Collect every line below that contains the word "script".

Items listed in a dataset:

* * * *

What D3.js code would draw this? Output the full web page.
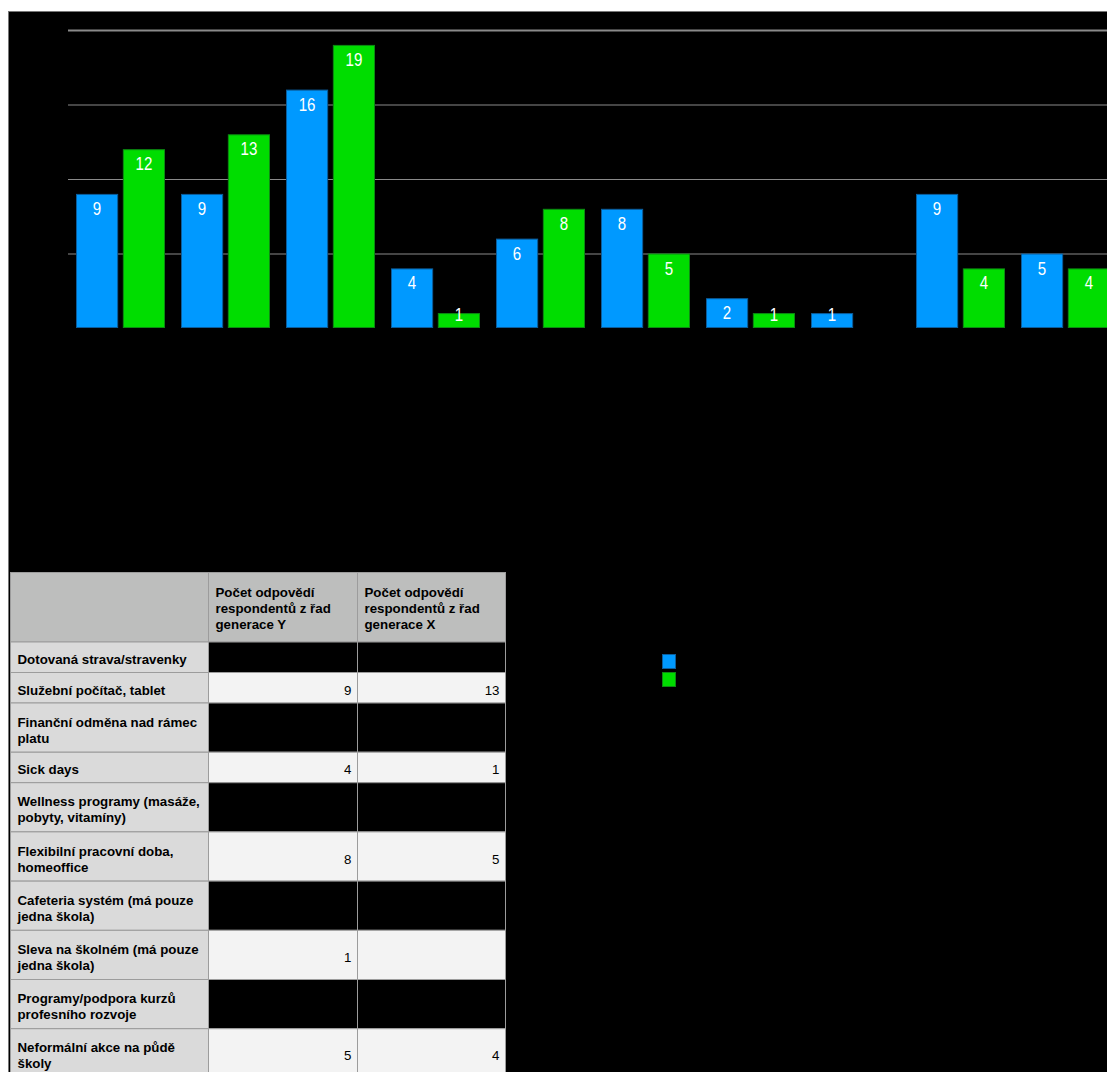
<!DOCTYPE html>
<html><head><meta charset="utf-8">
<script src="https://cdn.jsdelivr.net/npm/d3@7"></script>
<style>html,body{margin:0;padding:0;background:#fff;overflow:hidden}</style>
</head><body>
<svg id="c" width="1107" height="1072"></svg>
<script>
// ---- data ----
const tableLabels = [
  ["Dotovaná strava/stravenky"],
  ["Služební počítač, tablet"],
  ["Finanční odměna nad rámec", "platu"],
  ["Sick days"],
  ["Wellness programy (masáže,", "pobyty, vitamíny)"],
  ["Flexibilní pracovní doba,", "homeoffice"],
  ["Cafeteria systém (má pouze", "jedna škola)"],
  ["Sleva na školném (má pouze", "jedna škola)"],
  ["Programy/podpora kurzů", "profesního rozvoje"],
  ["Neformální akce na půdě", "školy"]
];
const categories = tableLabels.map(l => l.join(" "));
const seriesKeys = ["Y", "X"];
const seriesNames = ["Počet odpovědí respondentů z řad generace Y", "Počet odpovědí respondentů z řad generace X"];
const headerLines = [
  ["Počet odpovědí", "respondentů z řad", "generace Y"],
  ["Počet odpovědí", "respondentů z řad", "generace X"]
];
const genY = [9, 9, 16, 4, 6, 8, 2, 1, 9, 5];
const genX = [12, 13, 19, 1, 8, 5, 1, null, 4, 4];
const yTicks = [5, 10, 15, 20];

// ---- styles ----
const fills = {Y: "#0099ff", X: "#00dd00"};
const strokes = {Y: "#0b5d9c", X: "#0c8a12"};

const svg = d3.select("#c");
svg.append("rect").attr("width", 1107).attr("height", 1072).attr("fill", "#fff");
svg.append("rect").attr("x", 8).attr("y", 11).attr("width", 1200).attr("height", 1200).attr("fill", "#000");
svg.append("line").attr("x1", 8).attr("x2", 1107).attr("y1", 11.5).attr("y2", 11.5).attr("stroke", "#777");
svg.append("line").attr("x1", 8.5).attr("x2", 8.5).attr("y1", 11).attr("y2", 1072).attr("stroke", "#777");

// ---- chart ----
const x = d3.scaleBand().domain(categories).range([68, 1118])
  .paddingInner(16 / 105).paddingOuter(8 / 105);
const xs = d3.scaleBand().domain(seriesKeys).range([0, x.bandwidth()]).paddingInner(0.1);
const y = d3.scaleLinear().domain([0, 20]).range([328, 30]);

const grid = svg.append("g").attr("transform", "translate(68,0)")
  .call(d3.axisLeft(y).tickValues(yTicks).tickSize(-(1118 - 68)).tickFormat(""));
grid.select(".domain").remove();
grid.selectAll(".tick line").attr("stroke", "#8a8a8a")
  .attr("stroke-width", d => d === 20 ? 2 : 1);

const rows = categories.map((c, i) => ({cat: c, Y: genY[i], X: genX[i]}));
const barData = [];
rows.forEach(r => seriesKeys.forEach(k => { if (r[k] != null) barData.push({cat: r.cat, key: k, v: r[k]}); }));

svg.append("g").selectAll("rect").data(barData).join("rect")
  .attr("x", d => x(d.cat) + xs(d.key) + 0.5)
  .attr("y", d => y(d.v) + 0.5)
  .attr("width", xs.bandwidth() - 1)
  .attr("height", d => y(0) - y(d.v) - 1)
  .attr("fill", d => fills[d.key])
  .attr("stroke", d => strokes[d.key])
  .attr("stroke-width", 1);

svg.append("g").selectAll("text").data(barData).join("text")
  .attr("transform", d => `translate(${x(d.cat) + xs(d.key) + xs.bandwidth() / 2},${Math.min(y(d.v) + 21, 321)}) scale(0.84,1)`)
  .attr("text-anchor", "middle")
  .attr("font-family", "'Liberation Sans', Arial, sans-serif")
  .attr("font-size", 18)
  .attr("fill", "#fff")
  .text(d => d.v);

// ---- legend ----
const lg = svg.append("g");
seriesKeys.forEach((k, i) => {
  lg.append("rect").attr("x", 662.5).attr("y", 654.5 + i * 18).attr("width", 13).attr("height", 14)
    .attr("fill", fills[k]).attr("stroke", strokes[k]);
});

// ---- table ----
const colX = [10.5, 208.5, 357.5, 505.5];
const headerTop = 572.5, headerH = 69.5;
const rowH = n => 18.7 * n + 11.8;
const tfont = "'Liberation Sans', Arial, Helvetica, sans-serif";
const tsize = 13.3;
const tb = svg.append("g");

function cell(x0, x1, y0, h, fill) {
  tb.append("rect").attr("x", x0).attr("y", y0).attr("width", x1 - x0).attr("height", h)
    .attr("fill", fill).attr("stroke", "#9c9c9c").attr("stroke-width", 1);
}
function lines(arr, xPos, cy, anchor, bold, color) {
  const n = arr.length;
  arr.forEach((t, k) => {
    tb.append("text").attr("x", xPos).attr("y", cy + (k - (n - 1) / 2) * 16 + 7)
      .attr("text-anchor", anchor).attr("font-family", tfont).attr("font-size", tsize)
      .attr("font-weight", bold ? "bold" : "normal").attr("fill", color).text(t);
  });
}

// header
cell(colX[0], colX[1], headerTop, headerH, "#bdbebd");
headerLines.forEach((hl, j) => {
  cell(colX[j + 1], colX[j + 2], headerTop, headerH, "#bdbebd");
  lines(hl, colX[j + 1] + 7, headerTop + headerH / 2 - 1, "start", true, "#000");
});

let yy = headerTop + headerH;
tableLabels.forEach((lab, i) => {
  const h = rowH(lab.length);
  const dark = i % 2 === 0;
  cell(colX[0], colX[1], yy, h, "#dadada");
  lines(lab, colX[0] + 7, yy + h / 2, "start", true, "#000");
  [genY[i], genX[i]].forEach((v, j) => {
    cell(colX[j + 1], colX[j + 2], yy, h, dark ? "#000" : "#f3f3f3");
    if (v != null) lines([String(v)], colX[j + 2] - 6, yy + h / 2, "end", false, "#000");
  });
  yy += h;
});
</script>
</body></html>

* * * *

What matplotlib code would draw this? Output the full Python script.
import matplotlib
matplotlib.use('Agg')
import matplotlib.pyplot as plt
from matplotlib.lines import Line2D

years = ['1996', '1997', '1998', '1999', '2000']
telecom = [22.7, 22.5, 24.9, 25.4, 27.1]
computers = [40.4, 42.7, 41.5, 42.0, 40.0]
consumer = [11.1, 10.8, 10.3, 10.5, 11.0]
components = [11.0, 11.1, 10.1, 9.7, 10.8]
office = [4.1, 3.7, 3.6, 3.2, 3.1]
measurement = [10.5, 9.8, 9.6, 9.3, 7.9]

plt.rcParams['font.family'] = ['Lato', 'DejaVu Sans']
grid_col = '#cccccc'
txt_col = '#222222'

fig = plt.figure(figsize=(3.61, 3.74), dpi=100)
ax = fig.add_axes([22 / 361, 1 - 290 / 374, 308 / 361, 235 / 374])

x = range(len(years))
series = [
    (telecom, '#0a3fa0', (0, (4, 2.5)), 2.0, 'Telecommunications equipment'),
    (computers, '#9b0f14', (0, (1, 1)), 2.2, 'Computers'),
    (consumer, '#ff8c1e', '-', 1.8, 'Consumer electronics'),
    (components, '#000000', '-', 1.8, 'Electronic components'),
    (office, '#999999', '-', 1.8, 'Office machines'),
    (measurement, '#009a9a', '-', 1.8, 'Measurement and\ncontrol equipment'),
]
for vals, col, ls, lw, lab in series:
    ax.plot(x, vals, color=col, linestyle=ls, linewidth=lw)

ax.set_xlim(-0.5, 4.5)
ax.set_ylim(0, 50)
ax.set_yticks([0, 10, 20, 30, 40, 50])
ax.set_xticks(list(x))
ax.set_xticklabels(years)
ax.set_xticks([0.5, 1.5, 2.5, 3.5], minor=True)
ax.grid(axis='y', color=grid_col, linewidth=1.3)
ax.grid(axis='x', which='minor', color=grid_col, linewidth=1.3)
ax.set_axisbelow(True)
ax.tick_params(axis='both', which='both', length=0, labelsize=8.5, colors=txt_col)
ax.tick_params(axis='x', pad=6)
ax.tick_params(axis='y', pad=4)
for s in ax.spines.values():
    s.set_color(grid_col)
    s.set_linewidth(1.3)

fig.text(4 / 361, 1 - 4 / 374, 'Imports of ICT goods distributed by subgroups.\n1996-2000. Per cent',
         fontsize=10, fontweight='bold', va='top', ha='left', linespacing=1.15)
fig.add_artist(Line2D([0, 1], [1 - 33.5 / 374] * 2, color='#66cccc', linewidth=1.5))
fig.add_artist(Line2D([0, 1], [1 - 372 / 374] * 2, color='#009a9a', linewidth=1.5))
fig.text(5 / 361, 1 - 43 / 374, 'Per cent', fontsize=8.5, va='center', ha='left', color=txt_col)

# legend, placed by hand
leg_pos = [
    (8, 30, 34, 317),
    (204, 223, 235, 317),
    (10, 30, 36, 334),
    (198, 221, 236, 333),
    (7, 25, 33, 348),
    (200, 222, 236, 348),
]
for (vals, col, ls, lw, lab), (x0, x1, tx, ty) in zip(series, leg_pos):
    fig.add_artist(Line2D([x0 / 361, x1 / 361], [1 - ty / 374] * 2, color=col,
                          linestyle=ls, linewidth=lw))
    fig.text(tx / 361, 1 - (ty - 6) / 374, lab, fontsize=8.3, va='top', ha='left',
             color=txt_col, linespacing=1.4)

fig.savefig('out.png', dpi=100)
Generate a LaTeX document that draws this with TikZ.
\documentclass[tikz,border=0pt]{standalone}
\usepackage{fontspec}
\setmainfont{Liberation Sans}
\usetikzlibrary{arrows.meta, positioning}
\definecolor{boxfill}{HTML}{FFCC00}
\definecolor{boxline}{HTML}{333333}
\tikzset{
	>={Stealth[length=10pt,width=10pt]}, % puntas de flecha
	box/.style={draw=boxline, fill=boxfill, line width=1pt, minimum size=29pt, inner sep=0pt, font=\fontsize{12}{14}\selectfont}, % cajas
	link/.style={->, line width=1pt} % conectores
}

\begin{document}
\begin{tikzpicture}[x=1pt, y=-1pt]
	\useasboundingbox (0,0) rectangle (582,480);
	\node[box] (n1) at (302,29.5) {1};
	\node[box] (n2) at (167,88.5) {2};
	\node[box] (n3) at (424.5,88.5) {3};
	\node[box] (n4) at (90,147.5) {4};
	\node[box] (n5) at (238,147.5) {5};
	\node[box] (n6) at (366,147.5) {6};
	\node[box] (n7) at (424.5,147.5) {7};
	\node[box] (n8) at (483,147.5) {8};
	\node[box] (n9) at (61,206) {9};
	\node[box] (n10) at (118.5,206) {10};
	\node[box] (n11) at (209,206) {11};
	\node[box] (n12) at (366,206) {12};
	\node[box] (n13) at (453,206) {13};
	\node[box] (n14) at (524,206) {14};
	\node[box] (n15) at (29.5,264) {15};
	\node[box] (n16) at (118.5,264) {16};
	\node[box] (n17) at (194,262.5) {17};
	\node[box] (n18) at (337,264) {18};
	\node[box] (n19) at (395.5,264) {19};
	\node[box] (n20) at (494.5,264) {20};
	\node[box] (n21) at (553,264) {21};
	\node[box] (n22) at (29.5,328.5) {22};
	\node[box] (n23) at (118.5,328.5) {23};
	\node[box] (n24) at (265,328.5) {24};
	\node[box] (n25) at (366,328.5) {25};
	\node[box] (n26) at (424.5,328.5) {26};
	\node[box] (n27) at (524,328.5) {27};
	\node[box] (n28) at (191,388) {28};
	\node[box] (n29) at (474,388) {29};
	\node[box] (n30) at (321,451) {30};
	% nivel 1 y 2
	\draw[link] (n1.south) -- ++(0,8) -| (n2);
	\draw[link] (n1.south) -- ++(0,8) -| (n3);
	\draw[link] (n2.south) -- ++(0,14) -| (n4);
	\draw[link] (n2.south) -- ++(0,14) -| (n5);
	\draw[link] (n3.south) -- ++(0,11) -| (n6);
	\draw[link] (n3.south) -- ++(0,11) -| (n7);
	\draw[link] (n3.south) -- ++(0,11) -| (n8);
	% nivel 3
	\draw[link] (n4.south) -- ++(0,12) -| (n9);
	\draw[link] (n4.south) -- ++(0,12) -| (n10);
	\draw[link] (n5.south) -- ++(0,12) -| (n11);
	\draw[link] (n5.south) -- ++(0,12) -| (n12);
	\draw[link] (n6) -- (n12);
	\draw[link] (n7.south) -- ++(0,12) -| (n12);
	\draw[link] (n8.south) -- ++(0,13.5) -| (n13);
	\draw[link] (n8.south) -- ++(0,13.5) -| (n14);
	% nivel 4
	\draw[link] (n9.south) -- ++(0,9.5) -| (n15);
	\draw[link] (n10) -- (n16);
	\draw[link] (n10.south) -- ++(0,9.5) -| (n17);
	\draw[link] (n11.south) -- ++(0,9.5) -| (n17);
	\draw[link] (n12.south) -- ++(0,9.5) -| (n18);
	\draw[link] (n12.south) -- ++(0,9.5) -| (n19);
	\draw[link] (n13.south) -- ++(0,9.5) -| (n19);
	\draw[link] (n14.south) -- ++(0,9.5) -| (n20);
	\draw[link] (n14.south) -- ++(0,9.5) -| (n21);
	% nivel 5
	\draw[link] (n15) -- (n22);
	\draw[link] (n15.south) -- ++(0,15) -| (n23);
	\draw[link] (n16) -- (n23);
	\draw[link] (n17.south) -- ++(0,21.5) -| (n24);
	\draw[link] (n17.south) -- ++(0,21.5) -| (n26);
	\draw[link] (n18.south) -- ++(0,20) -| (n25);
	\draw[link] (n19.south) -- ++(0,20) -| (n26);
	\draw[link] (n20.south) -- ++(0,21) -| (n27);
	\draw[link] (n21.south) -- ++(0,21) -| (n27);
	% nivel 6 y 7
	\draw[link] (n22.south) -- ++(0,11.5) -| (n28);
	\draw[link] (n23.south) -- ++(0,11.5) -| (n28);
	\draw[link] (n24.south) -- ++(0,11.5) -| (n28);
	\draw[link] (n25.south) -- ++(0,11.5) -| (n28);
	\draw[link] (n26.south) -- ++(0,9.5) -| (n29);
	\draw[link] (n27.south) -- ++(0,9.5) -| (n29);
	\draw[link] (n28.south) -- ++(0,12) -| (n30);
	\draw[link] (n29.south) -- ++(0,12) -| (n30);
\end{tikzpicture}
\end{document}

* * * *

§ **FINISHED EXERCISE**:
<script src="https://cdn.jsdelivr.net/npm/d3@7"></script>
<script>
</script>
What matplotlib code would draw this? Output the full Python script.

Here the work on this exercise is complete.